**Problem description:** Type out the complete listing below word for word, without its pictures.
★ ★ ★ ★ ★
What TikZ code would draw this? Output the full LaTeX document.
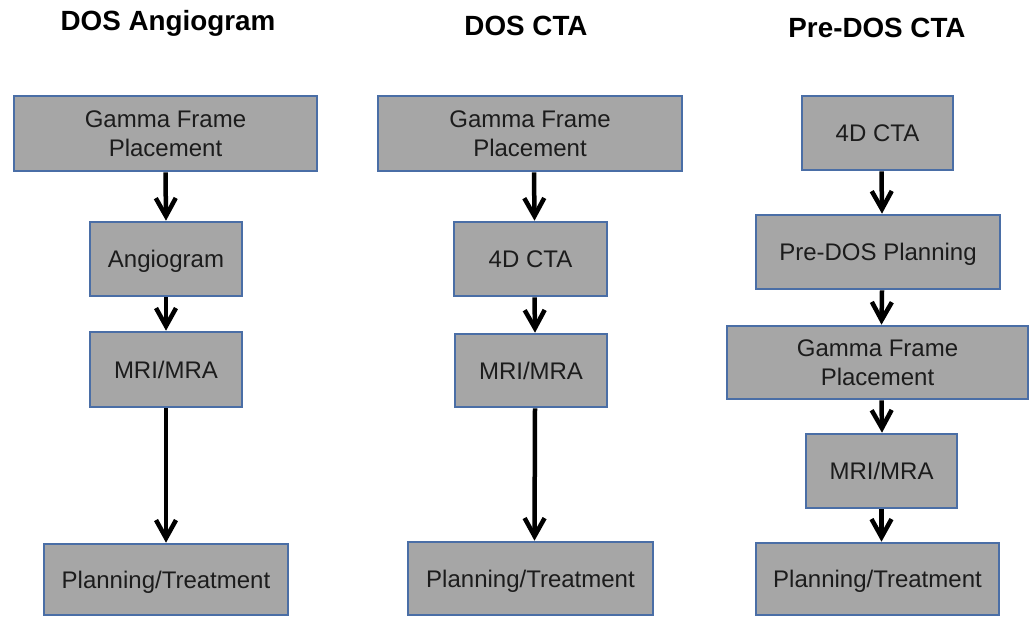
\documentclass[tikz,border=0pt]{standalone}
\usepackage{fontspec}
\setmainfont{Liberation Sans}
\usetikzlibrary{arrows.meta}
\definecolor{boxgray}{HTML}{A6A6A6}
\definecolor{boxblue}{HTML}{4A6EA6}
\definecolor{inkgray}{HTML}{1C1C1C}

\begin{document}
\begin{tikzpicture}[
    x=1pt, y=-1pt,
    box/.style={draw=boxblue, fill=boxgray, line width=2.6pt, align=center,
    inner sep=0pt, text=inkgray, font=\fontsize{24}{29}\selectfont},
    oneline/.style={text height=17.2pt, text depth=0pt},
    flow/.style={line width=4.5pt, -{Straight Barb[length=18pt, width=20pt, line width=4.5pt]}},
    title/.style={anchor=base, font=\fontsize{27.8}{32}\selectfont\bfseries},
    every node/.style={color=black}
    ]
    \useasboundingbox[fill=white] (0,0) rectangle (1035,617);

    % titles
    \node[title] (t1) at (168,31) {DOS Angiogram};
    \node[title] (t2) at (526,36) {DOS CTA};
    \node[title] (t3) at (877,38) {Pre-DOS CTA};

    % DOS angiogram
    \node[box, minimum width=303pt, minimum height=75pt] (c1a) at (165.5,133.5) {Gamma Frame\\Placement};
    \node[box, oneline, minimum width=152pt, minimum height=74pt] (c1b) at (166,259) {Angiogram};
    \node[box, oneline, minimum width=152pt, minimum height=75pt] (c1c) at (166,369.5) {MRI/MRA};
    \node[box, oneline, minimum width=244pt, minimum height=71pt] (c1d) at (166,579.5) {Planning/Treatment};

    % DOS CTA
    \node[box, minimum width=304pt, minimum height=75pt] (c2a) at (530,133.5) {Gamma Frame\\Placement};
    \node[box, oneline, minimum width=153pt, minimum height=74pt] (c2b) at (530.5,259) {4D CTA};
    \node[box, oneline, minimum width=152pt, minimum height=73pt] (c2c) at (531,370.5) {MRI/MRA};
    \node[box, oneline, minimum width=245pt, minimum height=73pt] (c2d) at (530.5,578.5) {Planning/Treatment};

    % Pre-DOS CTA
    \node[box, oneline, minimum width=151pt, minimum height=74pt] (c3a) at (877.5,133) {4D CTA};
    \node[box, oneline, minimum width=244pt, minimum height=74pt] (c3b) at (878,252) {Pre-DOS Planning};
    \node[box, minimum width=301pt, minimum height=73pt] (c3c) at (877.5,362.5) {Gamma Frame\\Placement};
    \node[box, oneline, minimum width=151pt, minimum height=74pt] (c3d) at (881.5,471) {MRI/MRA};
    \node[box, oneline, minimum width=243pt, minimum height=72pt] (c3e) at (877.5,579) {Planning/Treatment};

    % arrows
    \draw[flow] (c1a.south) -- (c1b.north);
    \draw[flow] (c1b.south) -- (c1c.north);
    \draw[flow] (c1c.south) -- (c1d.north);

    \draw[flow] ([xshift=4pt]c2a.south) -- ([xshift=4pt]c2b.north);
    \draw[flow] ([xshift=4pt]c2b.south) -- ([xshift=4pt]c2c.north);
    \draw[flow] ([xshift=4pt]c2c.south) -- ([xshift=4pt]c2d.north);

    \draw[flow] ([xshift=4pt]c3a.south) -- ([xshift=4pt]c3b.north);
    \draw[flow] ([xshift=4pt]c3b.south) -- ([xshift=4pt]c3c.north);
    \draw[flow] ([xshift=4pt]c3c.south) -- ([xshift=0.5pt]c3d.north);
    \draw[flow] (c3d.south) -- ([xshift=4pt]c3e.north);

\end{tikzpicture}
\end{document}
★ ★ ★ ★ ★
**Result of this task:**
What TikZ code would draw this? Output the full LaTeX document.
\documentclass[tikz,border=0pt]{standalone}
\usepackage{fontspec}
\setmainfont{Liberation Sans}
\usetikzlibrary{arrows.meta}
\definecolor{boxgray}{HTML}{A6A6A6}
\definecolor{boxblue}{HTML}{4A6EA6}
\definecolor{inkgray}{HTML}{1C1C1C}

\begin{document}
\begin{tikzpicture}[
    x=1pt, y=-1pt,
    box/.style={draw=boxblue, fill=boxgray, line width=2.6pt, align=center,
    inner sep=0pt, text=inkgray, font=\fontsize{24}{29}\selectfont},
    oneline/.style={text height=17.2pt, text depth=0pt},
    flow/.style={line width=4.5pt, -{Straight Barb[length=18pt, width=20pt, line width=4.5pt]}},
    title/.style={anchor=base, font=\fontsize{27.8}{32}\selectfont\bfseries},
    every node/.style={color=black}
    ]
    \useasboundingbox[fill=white] (0,0) rectangle (1035,617);

    % titles
    \node[title] (t1) at (168,31) {DOS Angiogram};
    \node[title] (t2) at (526,36) {DOS CTA};
    \node[title] (t3) at (877,38) {Pre-DOS CTA};

    % DOS angiogram
    \node[box, minimum width=303pt, minimum height=75pt] (c1a) at (165.5,133.5) {Gamma Frame\\Placement};
    \node[box, oneline, minimum width=152pt, minimum height=74pt] (c1b) at (166,259) {Angiogram};
    \node[box, oneline, minimum width=152pt, minimum height=75pt] (c1c) at (166,369.5) {MRI/MRA};
    \node[box, oneline, minimum width=244pt, minimum height=71pt] (c1d) at (166,579.5) {Planning/Treatment};

    % DOS CTA
    \node[box, minimum width=304pt, minimum height=75pt] (c2a) at (530,133.5) {Gamma Frame\\Placement};
    \node[box, oneline, minimum width=153pt, minimum height=74pt] (c2b) at (530.5,259) {4D CTA};
    \node[box, oneline, minimum width=152pt, minimum height=73pt] (c2c) at (531,370.5) {MRI/MRA};
    \node[box, oneline, minimum width=245pt, minimum height=73pt] (c2d) at (530.5,578.5) {Planning/Treatment};

    % Pre-DOS CTA
    \node[box, oneline, minimum width=151pt, minimum height=74pt] (c3a) at (877.5,133) {4D CTA};
    \node[box, oneline, minimum width=244pt, minimum height=74pt] (c3b) at (878,252) {Pre-DOS Planning};
    \node[box, minimum width=301pt, minimum height=73pt] (c3c) at (877.5,362.5) {Gamma Frame\\Placement};
    \node[box, oneline, minimum width=151pt, minimum height=74pt] (c3d) at (881.5,471) {MRI/MRA};
    \node[box, oneline, minimum width=243pt, minimum height=72pt] (c3e) at (877.5,579) {Planning/Treatment};

    % arrows
    \draw[flow] (c1a.south) -- (c1b.north);
    \draw[flow] (c1b.south) -- (c1c.north);
    \draw[flow] (c1c.south) -- (c1d.north);

    \draw[flow] ([xshift=4pt]c2a.south) -- ([xshift=4pt]c2b.north);
    \draw[flow] ([xshift=4pt]c2b.south) -- ([xshift=4pt]c2c.north);
    \draw[flow] ([xshift=4pt]c2c.south) -- ([xshift=4pt]c2d.north);

    \draw[flow] ([xshift=4pt]c3a.south) -- ([xshift=4pt]c3b.north);
    \draw[flow] ([xshift=4pt]c3b.south) -- ([xshift=4pt]c3c.north);
    \draw[flow] ([xshift=4pt]c3c.south) -- ([xshift=0.5pt]c3d.north);
    \draw[flow] (c3d.south) -- ([xshift=4pt]c3e.north);

\end{tikzpicture}
\end{document}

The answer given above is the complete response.